Egyptian-Jews seek rehearing in Coca-Cola case

Bigio family says their land, confiscated in Nasser's anti-Jewish purges, is now Coca-Cola Egypt's HQ.

kosher coke 311 (photo credit: Courtesy)
kosher coke 311
(photo credit: Courtesy)
Raphael Bigio, an Egyptian Jewish businessman who alleges Coca-Cola Egypt is refusing to compensate him for use of his family’s expropriated property in Cairo, filed a petition in a US appeals court on Wednesday, asking judges to restore his family’s lawsuit against the Coca-Cola company.
In his petition to the US Second Circuit Court of Appeals, lawyers for Bigio charged that Coca-Cola Egypt is making use of property belonging to his family in Cairo’s Heliopolis suburb that was expropriated during the early 1960s in an anti- Jewish purge by then-president Gamel Abdel Nasser’s regime.
Bigio’s lawyers said that for 15 years, the Coca-Cola Company has refused to negotiate with the family for fair compensation for the property, although the global soft drinks giant has made hundreds of millions of dollars in profit from Coca-Cola Egypt.
In the 1930s, decades before to the property’s expropriation, the Bigio family had leased it to Coca-Cola, which was “fully aware that the property had been stolen from the family without compensation,” the family’s lawyers said. Wednesday’s appeal filing comes after the US Court of Appeals for the Second Circuit in New York dismissed Bigio’s case against Coca-Cola in March on the grounds that the Bigios had “not sufficiently alleged that the Coca-Cola Company headquarters in the US controlled Coca- Cola Egypt.”
Despite that ruling, however, judges did acknowledge that the Bigios’ lawyers had established that the el-Nasr Bottling Company (ENBC), the Egyptian government-owned firm that Coca-Cola purchased in 1994 and renamed Coca-Cola Egypt, had in fact trespassed on the Bigio family’s property.
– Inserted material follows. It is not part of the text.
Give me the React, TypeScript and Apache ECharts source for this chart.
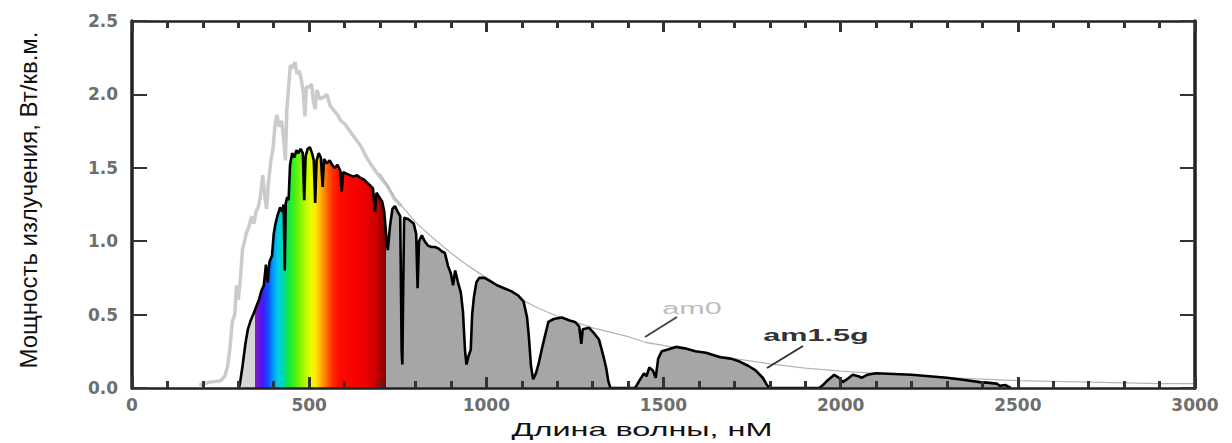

In their petition, the Bigio family’s legal team argue that the judges dismissed the claim before Coca-Cola even answered the complaint, and before the plaintiffs were given opportunity for discovery, the pre-trial phase where parties can obtain evidence from each other including by requests for production of documents.
The Bigios’ lawyers added that Coca-Cola has “stonewalled” the family since 1994, when the family first expressed its objections to the company’s purchase of ENBC.
“Since 1997 [Coca-Cola] have also successfully blocked the family’s litigation from advancing beyond its initial stage,” the Bigios’ lawyers added.
The Bigio family is among the many Egyptian Jews from whom the Egyptian authorities under Nasser’s “Arab socialist” regime expropriated and nationalized land and property.
In November 1961, the Beirut newspaper al-Hayat printed the text of a Nasser decree, which stated that “all Jews included in the list of sequestrations are deprived of their civic rights and cannot serve as guardians, caretakers or proxies in any business association or club.”
After the Nasser regime took the Bigios’ land, the family fled Egypt and the UN classified them as refugees. They made their way to France, where they were granted asylum.
Washington-based lawyers Nathan Lewin and Alyza D. Lewin, members of the Bigio family’s defense team, said on Wednesday that in the past, Coca-Cola had claimed that Nasser’s nationalization of Jewish property was legal and did not violate international law, and that the Egyptian government therefore holds the Bigios’ property “as of right.”
However, the Bigios’ attorneys have argued that Nasser’s anti-Jewish purge was a clear violation of international law, and that Coca-Cola, which had conducted business with the Bigios before the purge, was aware that the property had been expropriated from the family.
The lawyers said that detailed facts about Coca- Cola’s internal operations concerning their purchase of ENBC could only be proved by evidence exclusively in the company’s files.
“The full roster of Second Circuit Judges will surely see that the panel’s clearly erroneous decision is grossly unjust and rewards Coca-Cola for litigation tactics that conceal the role that its highest corporate officers played in exploiting property confiscated from its owners only because they are Jewish,” attorney Nathan Lewin said.
Meanwhile, despite over a decade and a half of litigation against Coca-Cola, the Bigio family expressed optimism on Wednesday.
“Our family has always considered the USA as an example of righteousness in this world. Our story is one of flagrant abuse, first by an anti-Jewish government, then by a greedy corporate Goliath,” Raphael Bigio said.
“We hope and pray that our case will demonstrate that regardless of who you are, you will be judged in accordance with your deeds and not by what you pretend to be. We have faith that justice can and will ultimately be found in the USA.”